===== Data extract

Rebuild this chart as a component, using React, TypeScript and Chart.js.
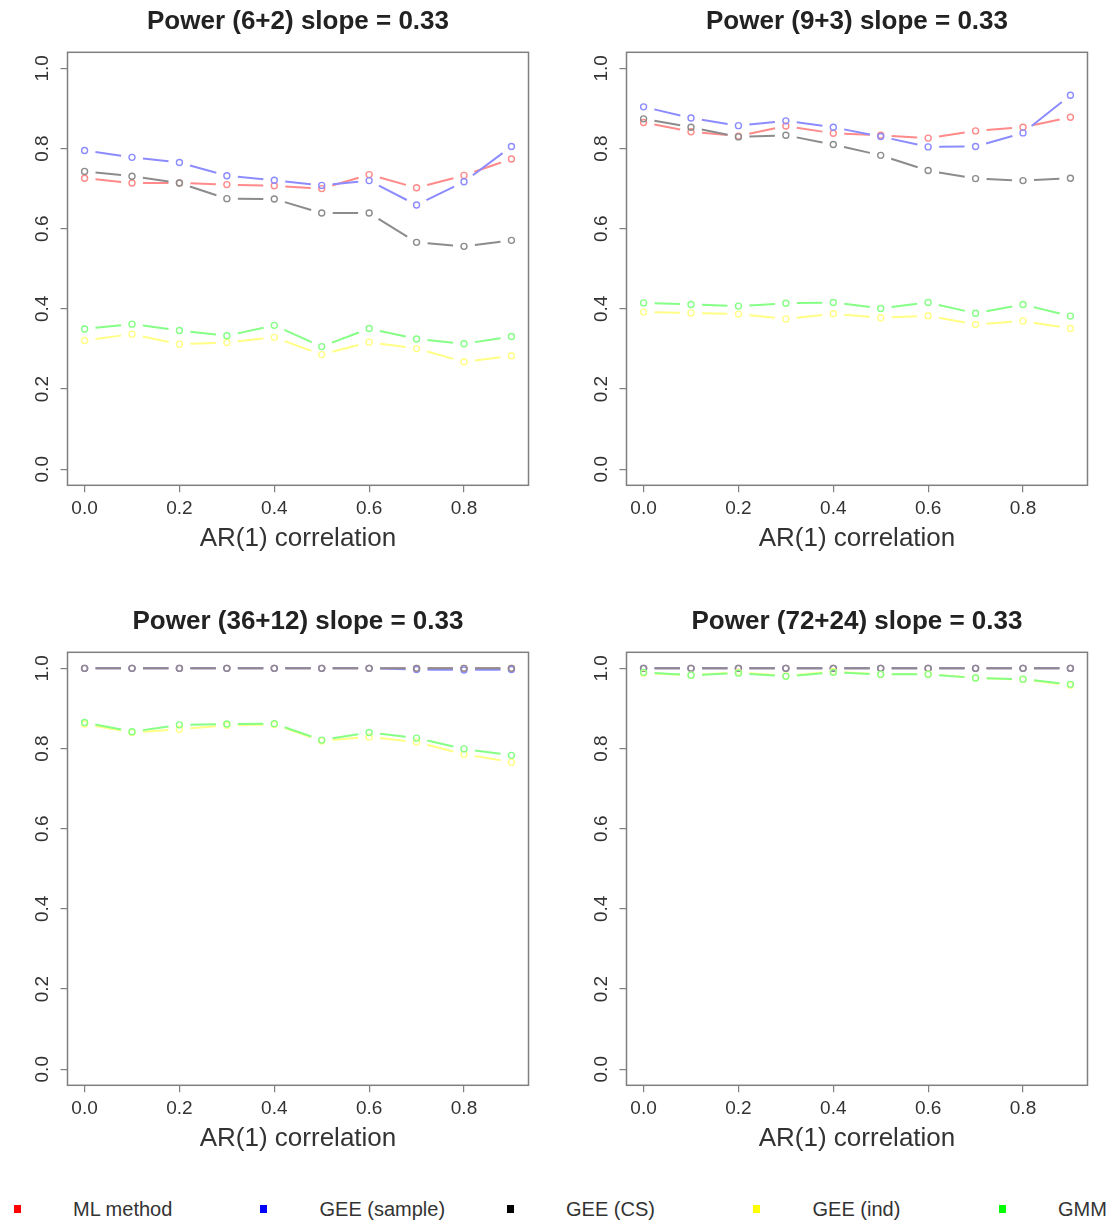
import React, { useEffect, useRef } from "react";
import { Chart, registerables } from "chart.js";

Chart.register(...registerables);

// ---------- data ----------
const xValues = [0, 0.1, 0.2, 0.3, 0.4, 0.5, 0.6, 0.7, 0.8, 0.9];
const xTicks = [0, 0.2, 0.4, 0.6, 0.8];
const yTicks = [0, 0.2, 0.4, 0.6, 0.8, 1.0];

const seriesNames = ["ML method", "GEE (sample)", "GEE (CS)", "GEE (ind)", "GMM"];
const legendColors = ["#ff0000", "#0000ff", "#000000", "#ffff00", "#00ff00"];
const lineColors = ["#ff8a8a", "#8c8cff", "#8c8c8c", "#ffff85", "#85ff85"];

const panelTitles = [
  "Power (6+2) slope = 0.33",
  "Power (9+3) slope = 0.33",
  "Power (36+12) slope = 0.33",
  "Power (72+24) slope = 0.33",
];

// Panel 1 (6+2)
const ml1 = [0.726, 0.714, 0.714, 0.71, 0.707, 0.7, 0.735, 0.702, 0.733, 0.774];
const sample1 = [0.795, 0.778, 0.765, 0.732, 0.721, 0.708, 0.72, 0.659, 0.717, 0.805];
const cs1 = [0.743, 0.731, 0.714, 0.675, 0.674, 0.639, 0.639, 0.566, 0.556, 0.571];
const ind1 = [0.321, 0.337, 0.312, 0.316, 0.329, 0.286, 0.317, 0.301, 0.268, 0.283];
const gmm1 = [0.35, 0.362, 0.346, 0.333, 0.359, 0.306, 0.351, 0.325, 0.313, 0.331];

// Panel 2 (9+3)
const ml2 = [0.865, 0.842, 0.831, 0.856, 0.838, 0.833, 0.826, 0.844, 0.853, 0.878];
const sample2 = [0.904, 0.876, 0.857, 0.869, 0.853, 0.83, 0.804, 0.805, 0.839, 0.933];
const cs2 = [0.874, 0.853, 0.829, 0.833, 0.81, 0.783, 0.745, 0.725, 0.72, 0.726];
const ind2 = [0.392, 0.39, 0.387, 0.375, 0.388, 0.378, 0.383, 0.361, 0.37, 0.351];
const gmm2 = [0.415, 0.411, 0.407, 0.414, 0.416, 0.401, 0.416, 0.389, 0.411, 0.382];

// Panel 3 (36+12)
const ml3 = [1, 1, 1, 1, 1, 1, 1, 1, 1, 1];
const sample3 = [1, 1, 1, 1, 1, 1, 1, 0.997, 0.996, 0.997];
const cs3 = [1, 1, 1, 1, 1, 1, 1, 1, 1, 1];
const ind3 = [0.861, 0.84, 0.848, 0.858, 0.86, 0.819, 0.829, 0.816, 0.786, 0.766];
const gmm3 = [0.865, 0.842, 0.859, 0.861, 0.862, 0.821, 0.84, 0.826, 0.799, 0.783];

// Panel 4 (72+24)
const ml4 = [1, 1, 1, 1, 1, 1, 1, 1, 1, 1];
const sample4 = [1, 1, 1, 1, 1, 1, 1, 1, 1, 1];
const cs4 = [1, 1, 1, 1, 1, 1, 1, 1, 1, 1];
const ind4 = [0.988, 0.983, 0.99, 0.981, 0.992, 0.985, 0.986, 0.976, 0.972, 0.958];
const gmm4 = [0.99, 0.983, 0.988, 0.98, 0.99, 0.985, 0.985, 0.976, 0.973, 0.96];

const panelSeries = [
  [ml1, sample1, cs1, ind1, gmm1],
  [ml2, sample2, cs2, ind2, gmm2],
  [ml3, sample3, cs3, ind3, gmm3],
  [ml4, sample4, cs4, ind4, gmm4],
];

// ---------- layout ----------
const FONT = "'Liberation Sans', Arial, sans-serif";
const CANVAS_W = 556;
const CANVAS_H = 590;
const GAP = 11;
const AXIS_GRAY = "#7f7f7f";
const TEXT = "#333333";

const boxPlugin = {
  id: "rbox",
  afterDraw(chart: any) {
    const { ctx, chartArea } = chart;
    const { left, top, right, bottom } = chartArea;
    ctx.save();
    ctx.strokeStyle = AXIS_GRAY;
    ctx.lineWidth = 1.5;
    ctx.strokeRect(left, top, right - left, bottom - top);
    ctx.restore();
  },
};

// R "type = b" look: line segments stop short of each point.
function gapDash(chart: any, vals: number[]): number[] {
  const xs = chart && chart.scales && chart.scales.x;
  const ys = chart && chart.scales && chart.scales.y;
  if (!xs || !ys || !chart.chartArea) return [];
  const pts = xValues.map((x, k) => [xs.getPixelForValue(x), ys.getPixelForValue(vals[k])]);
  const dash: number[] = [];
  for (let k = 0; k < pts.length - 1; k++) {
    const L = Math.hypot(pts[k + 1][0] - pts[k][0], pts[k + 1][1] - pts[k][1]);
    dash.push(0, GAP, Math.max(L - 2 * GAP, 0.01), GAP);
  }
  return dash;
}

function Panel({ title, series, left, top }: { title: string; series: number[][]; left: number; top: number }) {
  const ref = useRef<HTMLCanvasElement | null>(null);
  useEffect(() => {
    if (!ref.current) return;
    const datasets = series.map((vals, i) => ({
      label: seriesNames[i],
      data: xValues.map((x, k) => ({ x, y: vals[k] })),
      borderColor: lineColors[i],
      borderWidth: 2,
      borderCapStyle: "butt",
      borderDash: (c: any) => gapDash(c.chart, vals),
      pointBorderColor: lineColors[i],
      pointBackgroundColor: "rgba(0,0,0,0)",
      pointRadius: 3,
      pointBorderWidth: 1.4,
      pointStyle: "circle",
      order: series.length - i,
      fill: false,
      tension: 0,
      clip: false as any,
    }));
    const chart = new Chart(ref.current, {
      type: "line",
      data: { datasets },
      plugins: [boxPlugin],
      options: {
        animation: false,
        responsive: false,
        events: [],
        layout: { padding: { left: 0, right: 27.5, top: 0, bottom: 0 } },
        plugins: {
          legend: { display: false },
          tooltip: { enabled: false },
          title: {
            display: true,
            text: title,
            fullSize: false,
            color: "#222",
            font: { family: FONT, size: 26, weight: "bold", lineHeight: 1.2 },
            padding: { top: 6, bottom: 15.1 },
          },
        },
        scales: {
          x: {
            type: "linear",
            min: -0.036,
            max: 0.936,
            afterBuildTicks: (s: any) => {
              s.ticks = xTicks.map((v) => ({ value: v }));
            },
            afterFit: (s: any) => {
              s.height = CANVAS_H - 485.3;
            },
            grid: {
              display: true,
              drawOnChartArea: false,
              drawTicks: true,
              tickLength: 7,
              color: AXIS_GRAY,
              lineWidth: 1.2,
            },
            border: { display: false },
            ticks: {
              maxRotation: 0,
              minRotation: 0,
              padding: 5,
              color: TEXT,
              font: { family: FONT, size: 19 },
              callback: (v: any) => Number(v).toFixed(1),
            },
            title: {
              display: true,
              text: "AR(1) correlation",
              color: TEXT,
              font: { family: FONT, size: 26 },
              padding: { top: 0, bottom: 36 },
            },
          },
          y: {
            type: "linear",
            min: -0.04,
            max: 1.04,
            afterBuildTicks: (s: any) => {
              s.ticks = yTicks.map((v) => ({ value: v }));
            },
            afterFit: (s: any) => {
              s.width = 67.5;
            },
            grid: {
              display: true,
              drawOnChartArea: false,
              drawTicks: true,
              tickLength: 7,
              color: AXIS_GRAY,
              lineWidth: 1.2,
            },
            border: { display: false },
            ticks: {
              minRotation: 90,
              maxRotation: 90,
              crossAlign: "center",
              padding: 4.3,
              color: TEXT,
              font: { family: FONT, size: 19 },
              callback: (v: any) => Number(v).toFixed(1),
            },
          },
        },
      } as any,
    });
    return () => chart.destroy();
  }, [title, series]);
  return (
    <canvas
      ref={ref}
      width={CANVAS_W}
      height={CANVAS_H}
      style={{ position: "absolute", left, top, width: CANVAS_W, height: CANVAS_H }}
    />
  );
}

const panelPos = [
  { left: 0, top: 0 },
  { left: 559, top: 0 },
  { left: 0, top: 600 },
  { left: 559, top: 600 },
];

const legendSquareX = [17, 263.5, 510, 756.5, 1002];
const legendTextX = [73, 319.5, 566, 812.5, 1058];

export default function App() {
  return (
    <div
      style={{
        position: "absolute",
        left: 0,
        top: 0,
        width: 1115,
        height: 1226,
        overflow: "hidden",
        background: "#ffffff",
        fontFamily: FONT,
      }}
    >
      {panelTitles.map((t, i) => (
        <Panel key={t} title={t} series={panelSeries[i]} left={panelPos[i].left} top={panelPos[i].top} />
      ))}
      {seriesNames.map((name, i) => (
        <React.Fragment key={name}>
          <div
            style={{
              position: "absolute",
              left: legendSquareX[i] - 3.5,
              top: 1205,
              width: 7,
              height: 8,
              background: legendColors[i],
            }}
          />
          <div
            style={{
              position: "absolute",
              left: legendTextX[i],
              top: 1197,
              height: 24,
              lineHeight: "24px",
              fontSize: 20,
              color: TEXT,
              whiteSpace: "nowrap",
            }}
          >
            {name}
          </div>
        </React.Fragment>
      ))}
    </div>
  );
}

==========
===== Data extract

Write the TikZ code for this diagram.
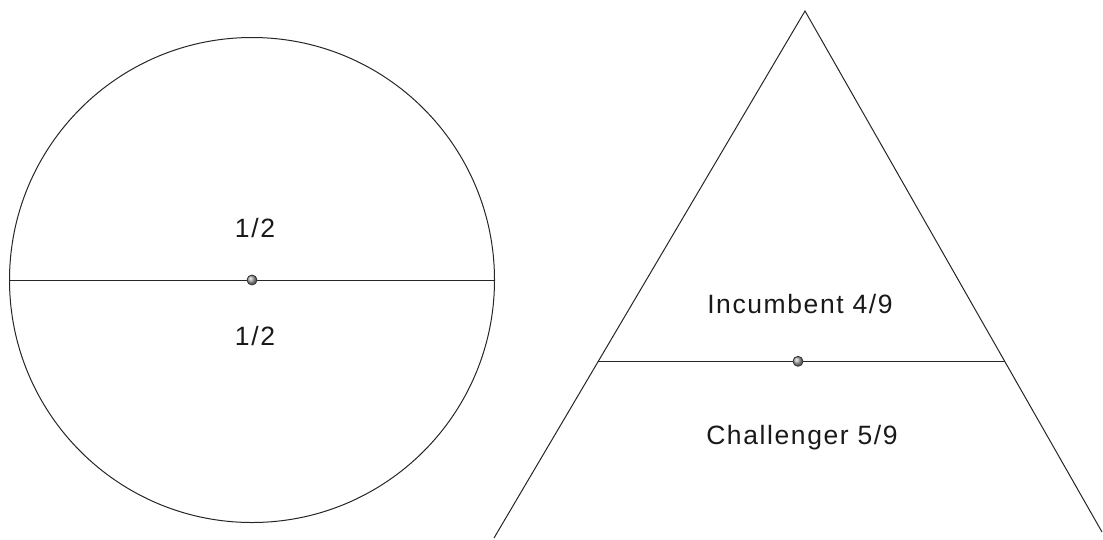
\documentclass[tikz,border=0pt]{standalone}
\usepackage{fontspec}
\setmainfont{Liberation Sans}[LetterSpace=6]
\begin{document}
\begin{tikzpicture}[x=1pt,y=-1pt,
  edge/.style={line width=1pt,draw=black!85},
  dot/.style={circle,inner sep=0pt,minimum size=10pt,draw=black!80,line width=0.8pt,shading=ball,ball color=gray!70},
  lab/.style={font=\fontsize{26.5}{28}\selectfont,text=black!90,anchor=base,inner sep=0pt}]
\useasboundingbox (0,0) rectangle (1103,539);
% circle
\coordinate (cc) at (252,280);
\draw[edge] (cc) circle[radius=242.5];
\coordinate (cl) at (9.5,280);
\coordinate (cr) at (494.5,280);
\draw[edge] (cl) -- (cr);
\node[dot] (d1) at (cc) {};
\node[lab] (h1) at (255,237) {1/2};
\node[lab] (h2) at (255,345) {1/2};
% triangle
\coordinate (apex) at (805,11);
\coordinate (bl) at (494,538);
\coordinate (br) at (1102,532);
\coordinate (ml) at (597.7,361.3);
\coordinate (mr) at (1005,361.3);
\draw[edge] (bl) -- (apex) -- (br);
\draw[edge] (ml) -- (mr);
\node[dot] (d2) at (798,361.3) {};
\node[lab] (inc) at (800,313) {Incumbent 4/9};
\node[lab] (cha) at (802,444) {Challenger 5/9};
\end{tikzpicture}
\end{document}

==========

Using the records above, copy each line that contains "React".

Rebuild this chart as a component, using React, TypeScript and Chart.js.
import React, { useEffect, useRef } from "react";
        <React.Fragment key={name}>
        </React.Fragment>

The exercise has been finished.